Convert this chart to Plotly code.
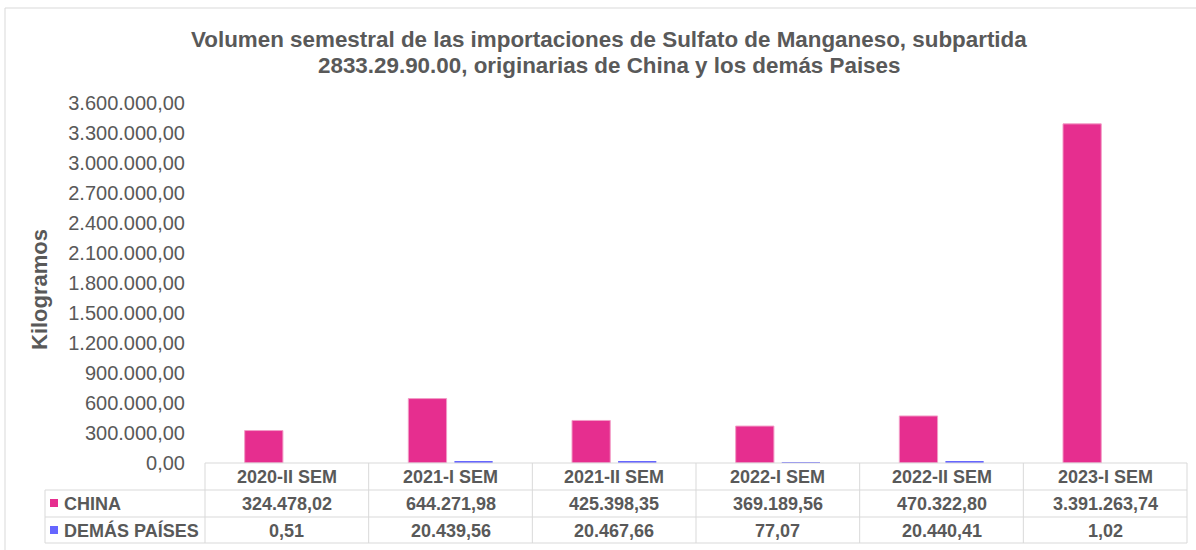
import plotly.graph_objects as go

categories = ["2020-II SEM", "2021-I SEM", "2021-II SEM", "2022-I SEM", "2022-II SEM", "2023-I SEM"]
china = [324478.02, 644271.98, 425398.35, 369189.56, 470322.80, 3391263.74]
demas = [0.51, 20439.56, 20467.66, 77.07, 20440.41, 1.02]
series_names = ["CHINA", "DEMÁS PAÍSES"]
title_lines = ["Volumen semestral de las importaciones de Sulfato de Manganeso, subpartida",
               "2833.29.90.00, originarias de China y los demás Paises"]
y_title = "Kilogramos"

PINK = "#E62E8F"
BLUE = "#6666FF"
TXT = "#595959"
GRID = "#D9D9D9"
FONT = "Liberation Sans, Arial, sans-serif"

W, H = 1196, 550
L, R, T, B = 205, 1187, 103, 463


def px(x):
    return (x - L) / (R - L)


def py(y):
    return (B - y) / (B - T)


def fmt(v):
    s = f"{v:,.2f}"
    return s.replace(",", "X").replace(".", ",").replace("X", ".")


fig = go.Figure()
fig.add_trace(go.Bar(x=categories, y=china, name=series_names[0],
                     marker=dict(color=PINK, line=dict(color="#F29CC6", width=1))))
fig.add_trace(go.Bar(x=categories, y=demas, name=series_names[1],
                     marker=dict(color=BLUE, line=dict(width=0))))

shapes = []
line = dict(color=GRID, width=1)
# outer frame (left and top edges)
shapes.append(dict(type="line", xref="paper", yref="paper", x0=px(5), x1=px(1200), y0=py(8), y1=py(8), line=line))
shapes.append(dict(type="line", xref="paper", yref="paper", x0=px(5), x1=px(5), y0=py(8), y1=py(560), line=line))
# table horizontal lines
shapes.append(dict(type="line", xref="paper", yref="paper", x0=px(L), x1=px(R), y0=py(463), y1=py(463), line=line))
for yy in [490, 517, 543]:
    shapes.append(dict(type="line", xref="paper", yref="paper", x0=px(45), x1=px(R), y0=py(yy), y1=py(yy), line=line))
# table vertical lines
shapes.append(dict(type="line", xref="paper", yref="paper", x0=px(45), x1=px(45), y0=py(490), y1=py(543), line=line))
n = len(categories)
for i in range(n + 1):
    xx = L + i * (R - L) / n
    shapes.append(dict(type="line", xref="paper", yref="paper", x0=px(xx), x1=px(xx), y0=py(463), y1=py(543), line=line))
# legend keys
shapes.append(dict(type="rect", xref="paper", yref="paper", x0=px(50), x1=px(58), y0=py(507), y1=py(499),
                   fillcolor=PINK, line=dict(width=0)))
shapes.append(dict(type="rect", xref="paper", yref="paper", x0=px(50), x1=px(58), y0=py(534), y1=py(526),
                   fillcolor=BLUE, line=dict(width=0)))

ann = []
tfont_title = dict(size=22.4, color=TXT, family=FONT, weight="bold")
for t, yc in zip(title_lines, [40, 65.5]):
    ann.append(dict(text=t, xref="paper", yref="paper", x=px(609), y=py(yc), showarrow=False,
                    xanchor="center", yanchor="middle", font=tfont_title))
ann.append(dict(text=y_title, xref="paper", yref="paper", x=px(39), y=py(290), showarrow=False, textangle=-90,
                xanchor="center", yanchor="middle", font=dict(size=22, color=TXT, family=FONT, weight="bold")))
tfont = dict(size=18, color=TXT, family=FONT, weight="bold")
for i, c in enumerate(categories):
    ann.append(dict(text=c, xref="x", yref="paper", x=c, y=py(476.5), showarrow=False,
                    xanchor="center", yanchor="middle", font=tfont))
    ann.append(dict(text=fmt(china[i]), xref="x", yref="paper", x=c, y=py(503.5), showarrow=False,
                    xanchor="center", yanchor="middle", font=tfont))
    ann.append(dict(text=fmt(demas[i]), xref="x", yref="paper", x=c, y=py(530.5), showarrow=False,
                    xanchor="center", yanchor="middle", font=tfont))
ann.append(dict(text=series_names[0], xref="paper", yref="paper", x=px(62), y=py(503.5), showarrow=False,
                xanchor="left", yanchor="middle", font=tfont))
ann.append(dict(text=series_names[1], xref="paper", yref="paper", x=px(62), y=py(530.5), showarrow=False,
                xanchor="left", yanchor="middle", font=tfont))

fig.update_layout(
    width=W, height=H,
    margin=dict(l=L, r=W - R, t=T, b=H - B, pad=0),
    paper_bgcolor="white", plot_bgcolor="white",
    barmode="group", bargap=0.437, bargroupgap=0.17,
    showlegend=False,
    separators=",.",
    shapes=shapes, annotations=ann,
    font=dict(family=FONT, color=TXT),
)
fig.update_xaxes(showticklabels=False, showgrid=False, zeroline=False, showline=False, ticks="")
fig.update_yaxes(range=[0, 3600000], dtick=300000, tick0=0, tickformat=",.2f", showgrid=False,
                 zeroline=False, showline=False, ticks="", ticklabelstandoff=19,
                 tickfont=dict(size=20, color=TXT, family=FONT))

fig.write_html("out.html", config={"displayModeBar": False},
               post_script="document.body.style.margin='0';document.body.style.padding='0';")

---

In the data above, please extract the lines from the first one through the line with "import plotly.graph_objects as go", exactly, and keep pictures out.

» **WRITTEN RESPONSE**:
Convert this chart to Plotly code.
import plotly.graph_objects as go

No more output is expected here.